329 Conn. 665
Conn.2018Background
- Plaintiffs Sandra and Patrick Tannone were injured by a vehicle that was a rental car owned by Enterprise; the driver/lessee had only minimum liability limits and plaintiffs allege their damages exceed that recovery.
- Plaintiffs' insurer (Amica) policies included statutorily mandated underinsured motorist (UIM) coverage but also contained an exclusion for vehicles “owned by a self-insurer.” Enterprise had been designated a self-insurer by the Connecticut Insurance Commissioner.
- Plaintiffs sought UIM benefits from Amica after exhausting the lessee’s policy limits; Amica denied coverage relying on the self-insurer exclusion authorized by Conn. Agencies Regs. § 38a-334-6(c)(2)(B).
- The trial court granted summary judgment for Amica; plaintiffs appealed and the case was transferred to the Connecticut Supreme Court for plenary review of statutory and regulatory interpretation.
- Since Orkney v. Hanover Ins. Co., Congress enacted the Graves Amendment (49 U.S.C. § 30106), which bars vicarious liability of rental car companies for harm caused by their lessees, eliminating the practical remedy against a rental company that was central to Orkney’s reasoning.

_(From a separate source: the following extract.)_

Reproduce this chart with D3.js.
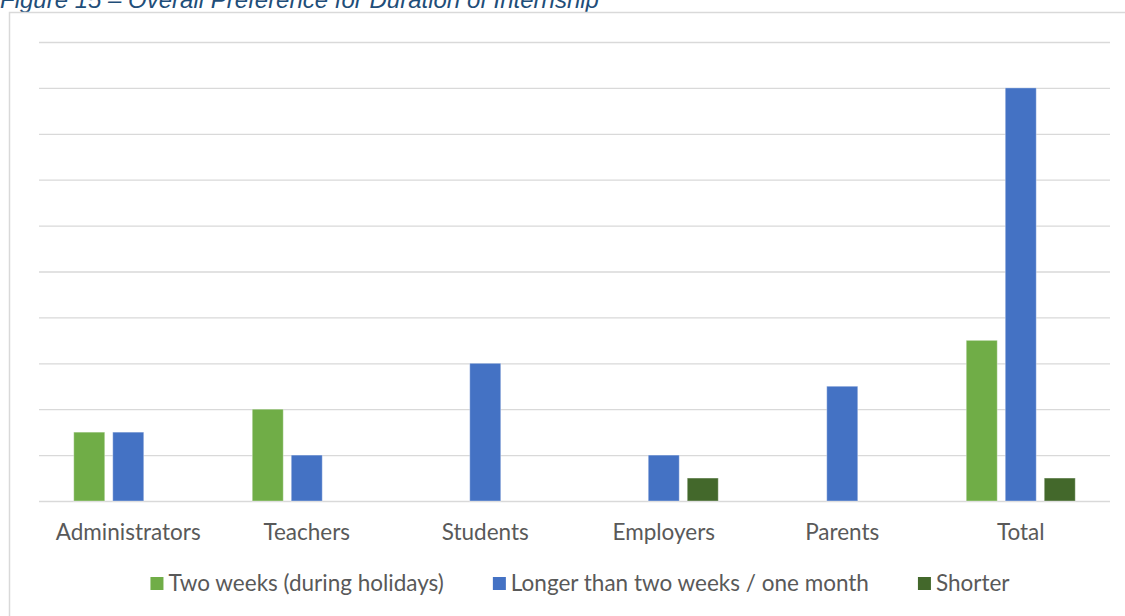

- The Supreme Court considered whether the regulation-authorized self-insurer exclusion remains valid as applied to rental car companies post-Graves Amendment.
Issues
| Issue | Plaintiff's Argument | Defendant's Argument | Held |
|---|---|---|---|
| Whether a policy UIM exclusion for vehicles “owned by a self-insurer” is valid as applied to a rental car company designated a self-insurer but immune under the Graves Amendment | The exclusion is invalid as applied because Graves Amendment precludes recovery from the rental company, leaving insureds without a remedy contrary to the public policy requiring UIM coverage | The exclusion is authorized by state regulation § 38a-334-6(c)(2)(B) and upheld in Orkney; legislative/regulatory acquiescence supports continuing validity | The exclusion is invalid as applied to rental car companies immune under the Graves Amendment; Enterprise is not a self-insurer for vicarious-liability risk and plaintiffs’ UIM claim may proceed |
| Whether Orkney still controls after Graves Amendment | Orkney’s rationale no longer applies because the availability of recovery from the self-insurer (central to Orkney) has been eliminated by federal law | Orkney remains controlling and the regulation should be enforced | Orkney is not overruled generally but its rationale is limited; it does not control where federal law removes any remedy against the self-insurer |
| Whether a rental company can be considered a self-insurer as to lessee negligence after Graves Amendment | A rental company cannot be a self-insurer for risks from lessee negligence because federal immunity removes the underlying risk and obligation to pay judgments | Designation by the commissioner and statutory self-insurer rules mean the exclusion applies regardless of Graves Amendment | Court holds a rental company is not a self-insurer for vicarious-liability risks barred by Graves Amendment; treating it as such would be nonsensical and conflict with public policy |
| Effect of legislative inaction post-Graves Amendment on regulation’s validity | Legislative silence does not validate a regulation that now conflicts with statutory public policy requiring UIM coverage | Legislature and commissioner had opportunity to amend but did not; that supports continuing the exclusion | Legislative inaction is not dispositive; the court will not infer tacit approval where federal law and state public policy conflict |
Key Cases Cited
- Orkney v. Hanover Ins. Co., 248 Conn. 195 (upheld self-insurer exclusion in regulatory context prior to Graves Amendment)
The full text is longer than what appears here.